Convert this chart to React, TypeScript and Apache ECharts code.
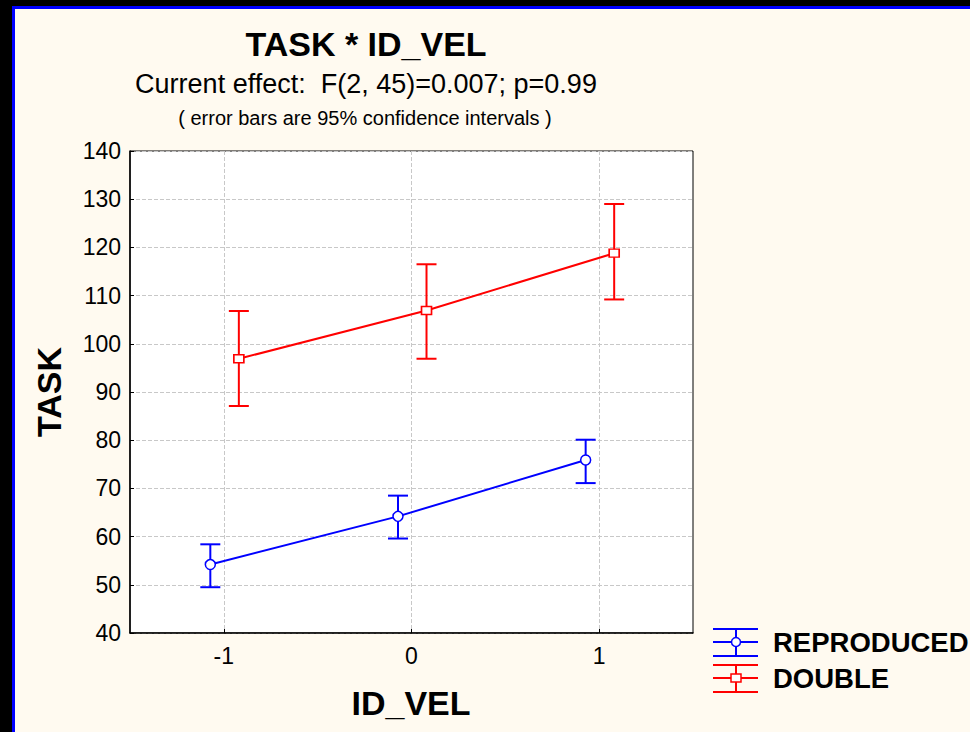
import React, { useEffect, useRef } from "react";
import * as echarts from "echarts";

const idVel = [-1, 0, 1];
const xTicks = [-1, 0, 1];
const reproducedMean = [54.2, 64.2, 75.9];
const reproducedLow = [49.5, 59.6, 71.1];
const reproducedHigh = [58.4, 68.5, 80.1];
const doubleMean = [96.9, 106.9, 118.8];
const doubleLow = [87.1, 96.9, 109.2];
const doubleHigh = [106.8, 116.5, 129.0];

const FONT = "'Liberation Sans', Arial, Helvetica, sans-serif";
const BLUE = "#0000ff";
const RED = "#ff0000";
const OFF_REP = -0.072;
const OFF_DBL = 0.08;

function errorSeries(name: string, color: string, off: number, low: number[], high: number[]) {
  return {
    name: name + " CI",
    type: "custom",
    z: 2,
    data: idVel.map((x, i) => [x + off, low[i], high[i]]),
    renderItem: (params: any, api: any) => {
      const x = api.value(0);
      const lo = api.coord([x, api.value(1)]);
      const hi = api.coord([x, api.value(2)]);
      const half = 10;
      const style = { stroke: color, lineWidth: 2 };
      return {
        type: "group",
        children: [
          { type: "line", shape: { x1: lo[0], y1: lo[1], x2: hi[0], y2: hi[1] }, style },
          { type: "line", shape: { x1: lo[0] - half, y1: lo[1], x2: lo[0] + half, y2: lo[1] }, style },
          { type: "line", shape: { x1: hi[0] - half, y1: hi[1], x2: hi[0] + half, y2: hi[1] }, style },
        ],
      };
    },
  };
}

function legendItem(y0: number, color: string, label: string, marker: any) {
  const x1 = 713, x2 = 758, xm = 736;
  const st = { stroke: color, lineWidth: 2 };
  return {
    type: "group",
    children: [
      { type: "line", shape: { x1, y1: y0 - 13, x2, y2: y0 - 13 }, style: st },
      { type: "line", shape: { x1, y1: y0, x2, y2: y0 }, style: st },
      { type: "line", shape: { x1, y1: y0 + 14, x2, y2: y0 + 14 }, style: st },
      { type: "line", shape: { x1: xm, y1: y0 - 13, x2: xm, y2: y0 + 14 }, style: st },
      marker,
      {
        type: "text",
        x: 773,
        y: y0,
        style: { text: label, font: `bold 27.5px ${FONT}`, fill: "#000", textVerticalAlign: "middle" },
      },
    ],
  };
}

export default function App() {
  const ref = useRef<HTMLDivElement>(null);
  useEffect(() => {
    const chart = echarts.init(ref.current!, null, { renderer: "svg" });
    chart.setOption({
      animation: false,
      backgroundColor: "transparent",
      grid: {
        left: 130,
        top: 151,
        width: 563,
        height: 482,
        show: true,
        backgroundColor: "#ffffff",
        borderColor: "#000",
        borderWidth: 1,
      },
      xAxis: {
        type: "value",
        min: -1.5,
        max: 1.5,
        axisLine: { onZero: false, lineStyle: { color: "#000", width: 1.5 } },
        axisTick: { show: true, inside: true, length: 4, customValues: xTicks, lineStyle: { color: "#000" } },
        axisLabel: {
          customValues: xTicks,
          color: "#000",
          fontFamily: FONT,
          fontSize: 23,
          margin: 11,
          formatter: (v: number) => String(v),
        },
        splitLine: { show: true, lineStyle: { color: "#c8c8c8", type: "dashed", width: 1 } },
      },
      yAxis: {
        type: "value",
        min: 40,
        max: 140,
        interval: 10,
        axisLine: { show: true, onZero: false, lineStyle: { color: "#000", width: 1.5 } },
        axisTick: { show: true, inside: true, length: 4, lineStyle: { color: "#000" } },
        axisLabel: { color: "#000", fontFamily: FONT, fontSize: 23, margin: 9 },
        splitLine: { show: true, lineStyle: { color: "#c8c8c8", type: "dashed", width: 1 } },
      },
      series: [
        errorSeries("REPRODUCED", BLUE, OFF_REP, reproducedLow, reproducedHigh),
        errorSeries("DOUBLE", RED, OFF_DBL, doubleLow, doubleHigh),
        {
          name: "REPRODUCED",
          type: "line",
          z: 3,
          data: idVel.map((x, i) => [x + OFF_REP, reproducedMean[i]]),
          lineStyle: { color: BLUE, width: 2 },
          symbol: "circle",
          symbolSize: 10,
          itemStyle: { color: "#fff", borderColor: BLUE, borderWidth: 1.5 },
        },
        {
          name: "DOUBLE",
          type: "line",
          z: 3,
          data: idVel.map((x, i) => [x + OFF_DBL, doubleMean[i]]),
          lineStyle: { color: RED, width: 2 },
          symbol: "rect",
          symbolSize: [10, 8],
          itemStyle: { color: "#fff", borderColor: RED, borderWidth: 1.5 },
        },
      ],
      graphic: [
        {
          type: "text",
          x: 366,
          y: 44,
          style: { text: "TASK * ID_VEL", font: `bold 34px ${FONT}`, fill: "#000", textAlign: "center", textVerticalAlign: "middle" },
        },
        {
          type: "text",
          x: 366,
          y: 84,
          style: { text: "Current effect:  F(2, 45)=0.007; p=0.99", font: `27px ${FONT}`, fill: "#000", textAlign: "center", textVerticalAlign: "middle" },
        },
        {
          type: "text",
          x: 365,
          y: 118,
          style: { text: "( error bars are 95% confidence intervals )", font: `20px ${FONT}`, fill: "#000", textAlign: "center", textVerticalAlign: "middle" },
        },
        {
          type: "text",
          x: 49,
          y: 392,
          rotation: Math.PI / 2,
          style: { text: "TASK", font: `bold 34px ${FONT}`, fill: "#000", textAlign: "center", textVerticalAlign: "middle" },
        },
        {
          type: "text",
          x: 411,
          y: 703,
          style: { text: "ID_VEL", font: `bold 34px ${FONT}`, fill: "#000", textAlign: "center", textVerticalAlign: "middle" },
        },
        legendItem(642, BLUE, "REPRODUCED", {
          type: "circle",
          shape: { cx: 736, cy: 642, r: 4.5 },
          style: { fill: "#fff", stroke: BLUE, lineWidth: 1.5 },
        }),
        legendItem(678, RED, "DOUBLE", {
          type: "rect",
          shape: { x: 731, y: 674, width: 10, height: 8 },
          style: { fill: "#fff", stroke: RED, lineWidth: 1.5 },
        }),
      ],
    });
    return () => chart.dispose();
  }, []);

  return (
    <div style={{ position: "fixed", left: 0, top: 0, width: 970, height: 732, background: "#000", overflow: "hidden" }}>
      <div
        style={{
          position: "absolute",
          left: 12,
          top: 6,
          width: 958,
          height: 726,
          boxSizing: "border-box",
          borderTop: "3px solid #0000ff",
          borderLeft: "3px solid #0000ff",
          background: "#fffaf0",
        }}
      />
      <div ref={ref} style={{ position: "absolute", left: 0, top: 0, width: 970, height: 732 }} />
    </div>
  );
}
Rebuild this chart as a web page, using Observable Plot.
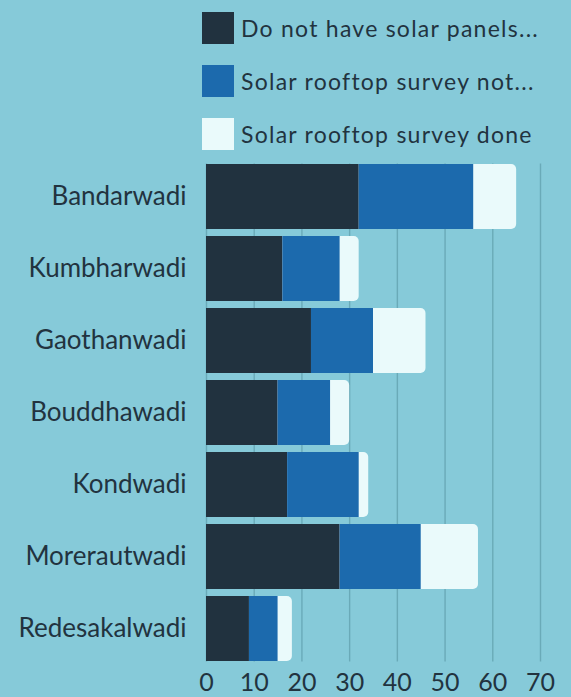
-.-.-
- Written exercise:
Every entry must be transcribed exactly. Pictures do not belong in the copy.

- Solution to the problem:
Convert this chart to React, TypeScript and Apache ECharts code.
import React, { useEffect, useRef } from "react";
import * as echarts from "echarts";

const idVel = [-1, 0, 1];
const xTicks = [-1, 0, 1];
const reproducedMean = [54.2, 64.2, 75.9];
const reproducedLow = [49.5, 59.6, 71.1];
const reproducedHigh = [58.4, 68.5, 80.1];
const doubleMean = [96.9, 106.9, 118.8];
const doubleLow = [87.1, 96.9, 109.2];
const doubleHigh = [106.8, 116.5, 129.0];

const FONT = "'Liberation Sans', Arial, Helvetica, sans-serif";
const BLUE = "#0000ff";
const RED = "#ff0000";
const OFF_REP = -0.072;
const OFF_DBL = 0.08;

function errorSeries(name: string, color: string, off: number, low: number[], high: number[]) {
  return {
    name: name + " CI",
    type: "custom",
    z: 2,
    data: idVel.map((x, i) => [x + off, low[i], high[i]]),
    renderItem: (params: any, api: any) => {
      const x = api.value(0);
      const lo = api.coord([x, api.value(1)]);
      const hi = api.coord([x, api.value(2)]);
      const half = 10;
      const style = { stroke: color, lineWidth: 2 };
      return {
        type: "group",
        children: [
          { type: "line", shape: { x1: lo[0], y1: lo[1], x2: hi[0], y2: hi[1] }, style },
          { type: "line", shape: { x1: lo[0] - half, y1: lo[1], x2: lo[0] + half, y2: lo[1] }, style },
          { type: "line", shape: { x1: hi[0] - half, y1: hi[1], x2: hi[0] + half, y2: hi[1] }, style },
        ],
      };
    },
  };
}

function legendItem(y0: number, color: string, label: string, marker: any) {
  const x1 = 713, x2 = 758, xm = 736;
  const st = { stroke: color, lineWidth: 2 };
  return {
    type: "group",
    children: [
      { type: "line", shape: { x1, y1: y0 - 13, x2, y2: y0 - 13 }, style: st },
      { type: "line", shape: { x1, y1: y0, x2, y2: y0 }, style: st },
      { type: "line", shape: { x1, y1: y0 + 14, x2, y2: y0 + 14 }, style: st },
      { type: "line", shape: { x1: xm, y1: y0 - 13, x2: xm, y2: y0 + 14 }, style: st },
      marker,
      {
        type: "text",
        x: 773,
        y: y0,
        style: { text: label, font: `bold 27.5px ${FONT}`, fill: "#000", textVerticalAlign: "middle" },
      },
    ],
  };
}

export default function App() {
  const ref = useRef<HTMLDivElement>(null);
  useEffect(() => {
    const chart = echarts.init(ref.current!, null, { renderer: "svg" });
    chart.setOption({
      animation: false,
      backgroundColor: "transparent",
      grid: {
        left: 130,
        top: 151,
        width: 563,
        height: 482,
        show: true,
        backgroundColor: "#ffffff",
        borderColor: "#000",
        borderWidth: 1,
      },
      xAxis: {
        type: "value",
        min: -1.5,
        max: 1.5,
        axisLine: { onZero: false, lineStyle: { color: "#000", width: 1.5 } },
        axisTick: { show: true, inside: true, length: 4, customValues: xTicks, lineStyle: { color: "#000" } },
        axisLabel: {
          customValues: xTicks,
          color: "#000",
          fontFamily: FONT,
          fontSize: 23,
          margin: 11,
          formatter: (v: number) => String(v),
        },
        splitLine: { show: true, lineStyle: { color: "#c8c8c8", type: "dashed", width: 1 } },
      },
      yAxis: {
        type: "value",
        min: 40,
        max: 140,
        interval: 10,
        axisLine: { show: true, onZero: false, lineStyle: { color: "#000", width: 1.5 } },
        axisTick: { show: true, inside: true, length: 4, lineStyle: { color: "#000" } },
        axisLabel: { color: "#000", fontFamily: FONT, fontSize: 23, margin: 9 },
        splitLine: { show: true, lineStyle: { color: "#c8c8c8", type: "dashed", width: 1 } },
      },
      series: [
        errorSeries("REPRODUCED", BLUE, OFF_REP, reproducedLow, reproducedHigh),
        errorSeries("DOUBLE", RED, OFF_DBL, doubleLow, doubleHigh),
        {
          name: "REPRODUCED",
          type: "line",
          z: 3,
          data: idVel.map((x, i) => [x + OFF_REP, reproducedMean[i]]),
          lineStyle: { color: BLUE, width: 2 },
          symbol: "circle",
          symbolSize: 10,
          itemStyle: { color: "#fff", borderColor: BLUE, borderWidth: 1.5 },
        },
        {
          name: "DOUBLE",
          type: "line",
          z: 3,
          data: idVel.map((x, i) => [x + OFF_DBL, doubleMean[i]]),
          lineStyle: { color: RED, width: 2 },
          symbol: "rect",
          symbolSize: [10, 8],
          itemStyle: { color: "#fff", borderColor: RED, borderWidth: 1.5 },
        },
      ],
      graphic: [
        {
          type: "text",
          x: 366,
          y: 44,
          style: { text: "TASK * ID_VEL", font: `bold 34px ${FONT}`, fill: "#000", textAlign: "center", textVerticalAlign: "middle" },
        },
        {
          type: "text",
          x: 366,
          y: 84,
          style: { text: "Current effect:  F(2, 45)=0.007; p=0.99", font: `27px ${FONT}`, fill: "#000", textAlign: "center", textVerticalAlign: "middle" },
        },
        {
          type: "text",
          x: 365,
          y: 118,
          style: { text: "( error bars are 95% confidence intervals )", font: `20px ${FONT}`, fill: "#000", textAlign: "center", textVerticalAlign: "middle" },
        },
        {
          type: "text",
          x: 49,
          y: 392,
          rotation: Math.PI / 2,
          style: { text: "TASK", font: `bold 34px ${FONT}`, fill: "#000", textAlign: "center", textVerticalAlign: "middle" },
        },
        {
          type: "text",
          x: 411,
          y: 703,
          style: { text: "ID_VEL", font: `bold 34px ${FONT}`, fill: "#000", textAlign: "center", textVerticalAlign: "middle" },
        },
        legendItem(642, BLUE, "REPRODUCED", {
          type: "circle",
          shape: { cx: 736, cy: 642, r: 4.5 },
          style: { fill: "#fff", stroke: BLUE, lineWidth: 1.5 },
        }),
        legendItem(678, RED, "DOUBLE", {
          type: "rect",
          shape: { x: 731, y: 674, width: 10, height: 8 },
          style: { fill: "#fff", stroke: RED, lineWidth: 1.5 },
        }),
      ],
    });
    return () => chart.dispose();
  }, []);

  return (
    <div style={{ position: "fixed", left: 0, top: 0, width: 970, height: 732, background: "#000", overflow: "hidden" }}>
      <div
        style={{
          position: "absolute",
          left: 12,
          top: 6,
          width: 958,
          height: 726,
          boxSizing: "border-box",
          borderTop: "3px solid #0000ff",
          borderLeft: "3px solid #0000ff",
          background: "#fffaf0",
        }}
      />
      <div ref={ref} style={{ position: "absolute", left: 0, top: 0, width: 970, height: 732 }} />
    </div>
  );
}
Rebuild this chart as a web page, using Observable Plot.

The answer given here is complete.